- India and China will hold top military talks on Chinese side of border
- The last time a meeting at this level was held was on June 6
- On June 15, 20 soldiers were killed in line of duty and 76 were injured
India and China have been locked in top-level military talks to discuss the Galwan face-off and other points of dispute for more than 11 hours, army sources said late Monday night. The Lieutenant General-level meeting, which began at 11.30 AM, is being held at Moldo on the Chinese side of Chushul in eastern Ladakh.
The last time a meeting at this level was held was on June 6, when India and China agreed to pull back troops in attempts to de-escalate after weeks of tension and build-up. In today's talks, the generals resumed discussions on the disengagement process, which was stalled by the worst-ever border confrontation between the Indian and Chinese armies since 1967 last week.
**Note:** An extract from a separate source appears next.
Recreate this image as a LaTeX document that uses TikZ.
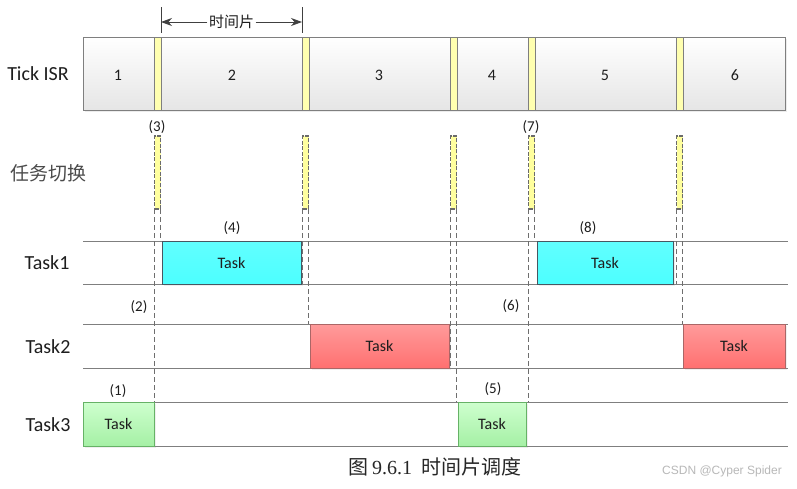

On June 15, 20 soldiers were killed in the line of duty and 76 were injured in a deadly clash that broke out over the Chinese refusing to remove a tent as part of what was agreed on June 6. Indian soldiers were assaulted with crude and barbaric weapons used by the Chinese troops, including nail-studded clubs, spiked rods and stones. Army sources said 45 Chinese soldiers were killed or injured in the brawl along Galwan River.
There have been a series of talks between the militaries on different levels since then, mainly to ensure the release of 10 soldiers detained by China after the Ladakh clash.
Yesterday, at a meeting between Defence Minister Rajnath Singh, Chief of Defence Staff Bipin Rawat and three service chiefs, it was decided that army would change its rules of engagement with the Chinese at the Line of Actual Control (LAC). Field commanders have been empowered to sanction use of firearms under ''extraordinary'' circumstances.
"India wants peace but will retaliate if provoked by the Chinese," sources said after the meeting.
Prime Minister Narendra Modi had earlier also said the Army has been given full freedom to deal with the on-ground situation.
The new rules will change the way the army operates across the Line of Actual Control not just in Ladakh but also in Sikkim and and in Arunachal Pradesh along the McMahon line.